Tackling the shortfalls

At EEF’s National Conference in London last month, Jason Muller, Global Manufacturing Director at Dorset-based handmade cosmetics manufacturer Lush, outlined how the company had been planning ahead to address potential skills shortfalls once the UK leaves the single market.

“Part of what came through from Brexit was staff wishing to move countries,” he said. “Germany was a choice where we had just set up a manufacturing base. People didn’t know whether they could stay within the UK and build their life so we relocated them and paid for their costs.”

He said the firm has also worked with experts to discuss what the vote may mean for those workers who have already built their lives in the UK.
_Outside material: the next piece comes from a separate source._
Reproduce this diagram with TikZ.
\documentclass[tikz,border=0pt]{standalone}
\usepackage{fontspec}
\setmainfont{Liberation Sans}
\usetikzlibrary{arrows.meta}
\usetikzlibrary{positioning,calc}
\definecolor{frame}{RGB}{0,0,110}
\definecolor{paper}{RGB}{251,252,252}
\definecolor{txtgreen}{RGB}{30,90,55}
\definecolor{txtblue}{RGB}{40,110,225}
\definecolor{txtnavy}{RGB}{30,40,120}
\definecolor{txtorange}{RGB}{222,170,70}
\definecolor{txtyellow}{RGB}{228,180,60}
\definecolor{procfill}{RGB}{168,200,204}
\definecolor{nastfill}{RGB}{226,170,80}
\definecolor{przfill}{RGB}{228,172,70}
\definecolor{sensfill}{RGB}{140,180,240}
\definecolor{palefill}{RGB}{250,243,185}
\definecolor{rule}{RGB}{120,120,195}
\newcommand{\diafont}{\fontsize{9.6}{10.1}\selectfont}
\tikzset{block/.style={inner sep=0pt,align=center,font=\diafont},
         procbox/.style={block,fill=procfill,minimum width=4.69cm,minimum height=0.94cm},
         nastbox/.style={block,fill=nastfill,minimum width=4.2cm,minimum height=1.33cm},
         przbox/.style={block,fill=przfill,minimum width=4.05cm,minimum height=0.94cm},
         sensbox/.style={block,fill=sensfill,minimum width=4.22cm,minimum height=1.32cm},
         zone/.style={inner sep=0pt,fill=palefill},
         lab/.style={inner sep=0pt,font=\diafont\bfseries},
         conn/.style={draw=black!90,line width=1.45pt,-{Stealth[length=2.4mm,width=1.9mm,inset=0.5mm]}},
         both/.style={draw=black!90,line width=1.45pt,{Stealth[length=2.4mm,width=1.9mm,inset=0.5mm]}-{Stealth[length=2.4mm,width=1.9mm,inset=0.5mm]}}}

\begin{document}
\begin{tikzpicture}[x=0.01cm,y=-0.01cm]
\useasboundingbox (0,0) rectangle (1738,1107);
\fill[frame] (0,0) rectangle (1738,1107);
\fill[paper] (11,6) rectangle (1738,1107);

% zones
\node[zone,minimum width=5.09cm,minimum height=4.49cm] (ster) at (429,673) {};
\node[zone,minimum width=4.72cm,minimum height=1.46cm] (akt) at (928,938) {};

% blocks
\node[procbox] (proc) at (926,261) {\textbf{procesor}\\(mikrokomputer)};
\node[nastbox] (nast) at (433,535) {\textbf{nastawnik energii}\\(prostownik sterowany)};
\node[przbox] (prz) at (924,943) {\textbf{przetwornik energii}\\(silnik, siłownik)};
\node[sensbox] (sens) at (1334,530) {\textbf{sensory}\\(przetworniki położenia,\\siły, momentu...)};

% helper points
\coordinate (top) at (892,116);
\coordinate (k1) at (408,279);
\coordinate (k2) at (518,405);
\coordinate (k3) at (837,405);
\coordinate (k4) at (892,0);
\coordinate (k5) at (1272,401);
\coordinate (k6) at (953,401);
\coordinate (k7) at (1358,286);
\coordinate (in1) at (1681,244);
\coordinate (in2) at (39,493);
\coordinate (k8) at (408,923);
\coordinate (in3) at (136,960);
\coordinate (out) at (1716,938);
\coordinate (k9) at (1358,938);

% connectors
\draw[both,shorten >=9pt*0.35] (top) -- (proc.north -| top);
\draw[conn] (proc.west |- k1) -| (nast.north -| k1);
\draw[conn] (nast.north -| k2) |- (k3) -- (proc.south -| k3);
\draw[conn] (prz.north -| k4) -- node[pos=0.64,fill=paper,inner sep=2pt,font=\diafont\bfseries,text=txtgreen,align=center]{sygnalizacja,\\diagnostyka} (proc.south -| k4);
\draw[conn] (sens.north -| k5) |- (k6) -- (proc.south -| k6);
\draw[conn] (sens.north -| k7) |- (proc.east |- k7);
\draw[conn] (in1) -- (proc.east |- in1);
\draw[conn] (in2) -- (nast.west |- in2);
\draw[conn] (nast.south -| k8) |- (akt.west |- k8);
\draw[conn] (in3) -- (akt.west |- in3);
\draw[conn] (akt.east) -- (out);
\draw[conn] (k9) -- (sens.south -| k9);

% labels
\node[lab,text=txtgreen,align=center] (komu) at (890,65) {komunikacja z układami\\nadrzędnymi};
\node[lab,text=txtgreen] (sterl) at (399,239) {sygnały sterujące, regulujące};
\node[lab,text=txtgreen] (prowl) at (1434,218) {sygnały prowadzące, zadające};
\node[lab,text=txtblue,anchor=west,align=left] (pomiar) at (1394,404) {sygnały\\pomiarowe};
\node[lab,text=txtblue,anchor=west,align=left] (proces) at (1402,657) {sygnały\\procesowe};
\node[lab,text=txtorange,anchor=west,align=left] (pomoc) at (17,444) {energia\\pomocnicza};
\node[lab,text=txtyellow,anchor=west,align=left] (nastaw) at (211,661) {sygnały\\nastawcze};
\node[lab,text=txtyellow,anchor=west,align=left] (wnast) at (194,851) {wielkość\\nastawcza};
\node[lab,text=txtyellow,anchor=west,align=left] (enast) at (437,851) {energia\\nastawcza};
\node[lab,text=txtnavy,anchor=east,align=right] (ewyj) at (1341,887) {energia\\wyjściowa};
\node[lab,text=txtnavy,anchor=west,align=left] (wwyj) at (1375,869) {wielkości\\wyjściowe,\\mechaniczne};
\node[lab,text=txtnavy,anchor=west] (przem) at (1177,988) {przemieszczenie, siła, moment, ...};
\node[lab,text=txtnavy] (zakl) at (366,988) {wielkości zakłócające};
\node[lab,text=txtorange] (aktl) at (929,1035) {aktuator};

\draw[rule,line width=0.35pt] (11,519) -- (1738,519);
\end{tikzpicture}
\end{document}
“Part of what we have also done across the business is go out to schools and job fairs and invited schools and colleges in to show what we do in different areas so we have staff in place if there is a shortfall.”

Supply chain mapping

But manufacturers are not just planning for potential labour shortfalls created by the Brexit vote and many are looking at the flow of goods to and from the EU which could affect their business.

One member company within the North West is increasing its inventory levels to mitigate its concerns over potential disruption in supply of raw materials from an EU country. Another has recruited new members to its finance and admin team to look specifically at Brexit implications.
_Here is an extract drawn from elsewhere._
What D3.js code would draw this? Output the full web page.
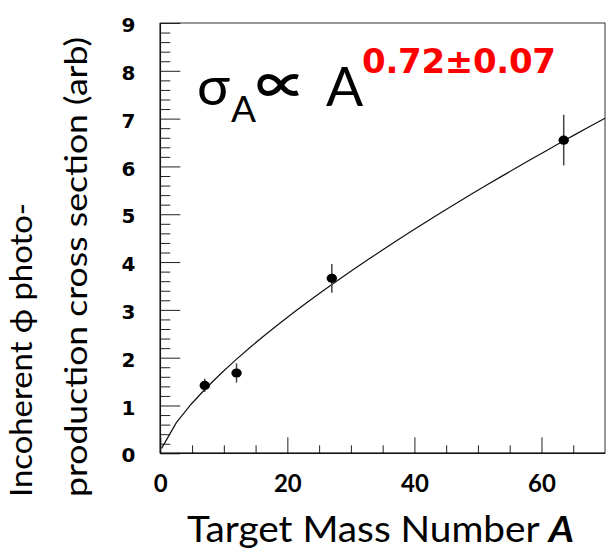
<!DOCTYPE html>
<html>
<head>
<meta charset="utf-8">
<script src="https://cdn.jsdelivr.net/npm/d3@7"></script>
<style>
  body { margin: 0; background: #fff; }
  svg { display: block; }
</style>
</head>
<body>
<svg id="chart" width="616" height="556"></svg>
<script>
// Measured cross sections per target nucleus
const massNumbers = [7, 12, 27, 63.5];
const crossSections = [1.42, 1.68, 3.66, 6.55];
const crossSectionErrors = [0.14, 0.20, 0.30, 0.53];

// Power-law fit sigma = N * A^alpha
const fitExponent = 0.72;
const fitExponentError = 0.07;
const fitNorm = 0.329;

// Axis ticks
const xMajorTicks = [0, 20, 40, 60];
const xMinorTicks = [5, 10, 15, 25, 30, 35, 45, 50, 55, 65];
const yMajorTicks = [0, 1, 2, 3, 4, 5, 6, 7, 8, 9];

const svg = d3.select("#chart");
const frame = { left: 160.3, right: 605, top: 23, bottom: 453.3 };

const x = d3.scaleLinear().domain([0, 70]).range([frame.left, frame.right]);
const y = d3.scaleLinear().domain([0, 9]).range([frame.bottom, frame.top]);

const yMinorTicks = d3.range(0, 9.001, 0.2)
  .map(v => Math.round(v * 10) / 10)
  .filter(v => Math.abs(v - Math.round(v)) > 1e-6);

// Frame
svg.append("rect")
  .attr("x", frame.left).attr("y", frame.top)
  .attr("width", frame.right - frame.left)
  .attr("height", frame.bottom - frame.top)
  .attr("fill", "none").attr("stroke", "#333").attr("stroke-width", 1);

// Y axis: major ticks with labels, minor ticks pointing into the plot
const yAxisMajor = svg.append("g")
  .attr("transform", `translate(${frame.left},0)`)
  .call(d3.axisLeft(y).tickValues(yMajorTicks).tickFormat(d3.format("d"))
    .tickSizeInner(-20).tickSizeOuter(0).tickPadding(25));
svg.append("g")
  .attr("transform", `translate(${frame.left},0)`)
  .call(d3.axisLeft(y).tickValues(yMinorTicks).tickFormat("")
    .tickSizeInner(-10).tickSizeOuter(0));

// X axis
const xAxisMajor = svg.append("g")
  .attr("transform", `translate(0,${frame.bottom})`)
  .call(d3.axisBottom(x).tickValues(xMajorTicks).tickFormat(d3.format("d"))
    .tickSizeInner(-16).tickSizeOuter(0).tickPadding(22));
svg.append("g")
  .attr("transform", `translate(0,${frame.bottom})`)
  .call(d3.axisBottom(x).tickValues(xMinorTicks).tickFormat("")
    .tickSizeInner(-8).tickSizeOuter(0));

svg.selectAll(".domain").remove();
svg.selectAll(".tick line").attr("stroke", "#222").attr("stroke-width", 1);

yAxisMajor.selectAll("text")
  .attr("font-family", "DejaVu Sans").attr("font-weight", "bold")
  .attr("font-size", 20).attr("dy", "0.43em").attr("fill", "#000");
xAxisMajor.selectAll("text")
  .attr("font-family", "Lato").attr("font-weight", "bold")
  .attr("font-size", 24).attr("fill", "#000");

// Axis lines
svg.append("line")
  .attr("x1", frame.left).attr("x2", frame.left)
  .attr("y1", frame.top).attr("y2", frame.bottom)
  .attr("stroke", "#111").attr("stroke-width", 1.5);
svg.append("line")
  .attr("x1", frame.left).attr("x2", frame.right)
  .attr("y1", frame.bottom).attr("y2", frame.bottom)
  .attr("stroke", "#111").attr("stroke-width", 1.5);

// Fit curve
const fitA = d3.range(0, 31).map(i => 0.2 + i * (70 - 0.2) / 30);
const fitLine = d3.line()
  .x(a => x(a))
  .y(a => y(fitNorm * Math.pow(a, fitExponent)));
svg.append("path")
  .datum(fitA)
  .attr("d", fitLine)
  .attr("fill", "none").attr("stroke", "#111").attr("stroke-width", 1.2);

// Data points with error bars
const points = massNumbers.map((a, i) => ({
  a, s: crossSections[i], e: crossSectionErrors[i]
}));
svg.append("g").selectAll("line")
  .data(points).join("line")
  .attr("x1", d => x(d.a)).attr("x2", d => x(d.a))
  .attr("y1", d => y(d.s - d.e)).attr("y2", d => y(d.s + d.e))
  .attr("stroke", "#444").attr("stroke-width", 1.5);
svg.append("g").selectAll("ellipse")
  .data(points).join("ellipse")
  .attr("cx", d => x(d.a)).attr("cy", d => y(d.s))
  .attr("rx", 5.2).attr("ry", 4.6)
  .attr("fill", "#000");

// Axis titles
svg.append("text")
  .attr("x", 380.5).attr("y", 541.7)
  .attr("text-anchor", "middle")
  .attr("font-family", "Lato").attr("font-size", 36).attr("fill", "#000")
  .attr("textLength", 387).attr("lengthAdjust", "spacingAndGlyphs")
  .call(t => {
    t.append("tspan").text("Target Mass Number ");
    t.append("tspan").attr("font-weight", "bold").attr("font-style", "italic").text("A");
  });

const yTitle = svg.append("g").attr("transform", "translate(0,497) rotate(-90)");
yTitle.append("text")
  .attr("x", 0).attr("y", 32)
  .attr("font-family", "Lato").attr("font-size", 31).attr("fill", "#000")
  .attr("textLength", 294).attr("lengthAdjust", "spacingAndGlyphs")
  .text("Incoherent \u03D5 photo-");
yTitle.append("text")
  .attr("x", 0).attr("y", 87)
  .attr("font-family", "Lato").attr("font-size", 31).attr("fill", "#000")
  .attr("textLength", 460).attr("lengthAdjust", "spacingAndGlyphs")
  .text("production cross section (arb)");

// Fit result annotation: sigma_A ∝ A^(alpha ± err)
const note = svg.append("g").attr("font-family", "Lato").attr("fill", "#000");
note.append("text").attr("x", 197).attr("y", 105).attr("font-size", 55).text("\u03C3");
note.append("text").attr("x", 231).attr("y", 121.7).attr("font-size", 37).text("A");
note.append("text").attr("x", 256).attr("y", 104).attr("font-size", 50)
  .attr("font-family", "Noto Sans CJK SC").attr("font-weight", "bold").text("\u221D");
note.append("text").attr("x", 326).attr("y", 106).attr("font-size", 55).text("A");
note.append("text").attr("x", 362).attr("y", 73.3)
  .attr("font-family", "DejaVu Sans").attr("font-weight", "bold")
  .attr("font-size", 34).attr("fill", "#f00")
  .attr("textLength", 194).attr("lengthAdjust", "spacing")
  .text(`${fitExponent.toFixed(2)}\u00B1${fitExponentError.toFixed(2)}`);
</script>
</body>
</html>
Richard Halstead, EEF Membership Engagement Director - North
, advises manufacturing companies to plan for the most likely Brexit outcomes: “The issue is that we do not know the outcomes are going to be, therefore Brexit is hard to plan for.

“We can be pretty certain it’s going to be a unique deal with some sort of customs bureaucracy or tariff management so it is important to look at supply chains and the internal capacity to manage those if there are trade borders put in place. We would advise manufacturers to act now.”

*NB. The agreement on the 21 months transition period is still subject to the final ratification of the Withdrawal Agreement with the EU which is still under negotiations with agreements on issues such as the Northern Ireland border still to be concluded.